The Federal Motor Carrier Safety Administration decided to take a step back from its pending electronic onboard recorder rules and begin a supplemental process to resolve legal and technical problems.

Officially this will be known as a Supplemental Notice of Proposed Rulemaking, but for simplicity call it EOBR3.

EOBR1 is the rule that would have required frequent hours of service violators to use EOBRs starting next July. It also outlined the technical standards of the rule.

EOBR2, which is still in progress, proposes to expand EOBR1 to include practically all carriers, and is supposed to answer questions about the technical standards in EOBR1.

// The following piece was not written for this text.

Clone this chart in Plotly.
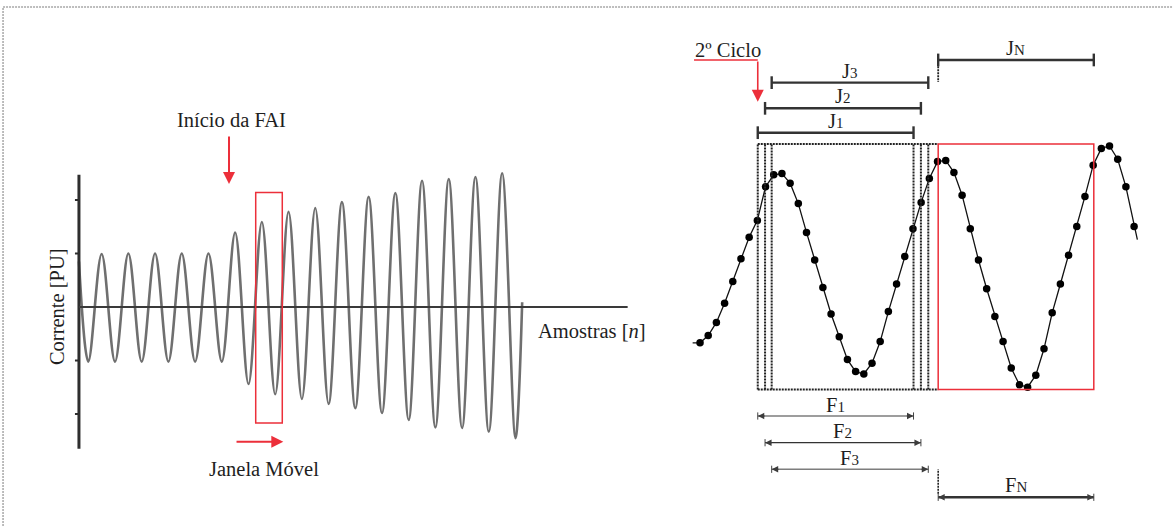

But last August, EOBR1 was thrown out by an appeals court, which agreed with the Owner-Operator Independent Drivers Association that rule failed to prevent the use of EOBRs to harass drivers, as is required by law.

And as the agency worked on EOBR2, it realized that there were technical issues in EOBR1 that still needed to be resolved.

So the agency now has decided that it needs to hold public listening sessions on the harassment issue and on the technical questions before proposing a revised rule. A schedule for the listening sessions will be available soon, the agency said in an announcement posted in yesterday's Federal Register.

In addition, the agency has asked the Motor Carrier Safety Advisory Committee to come up with recommendations on how to deal with the harassment question.

These recommendations will supplement the technical recommendations the committee made last month.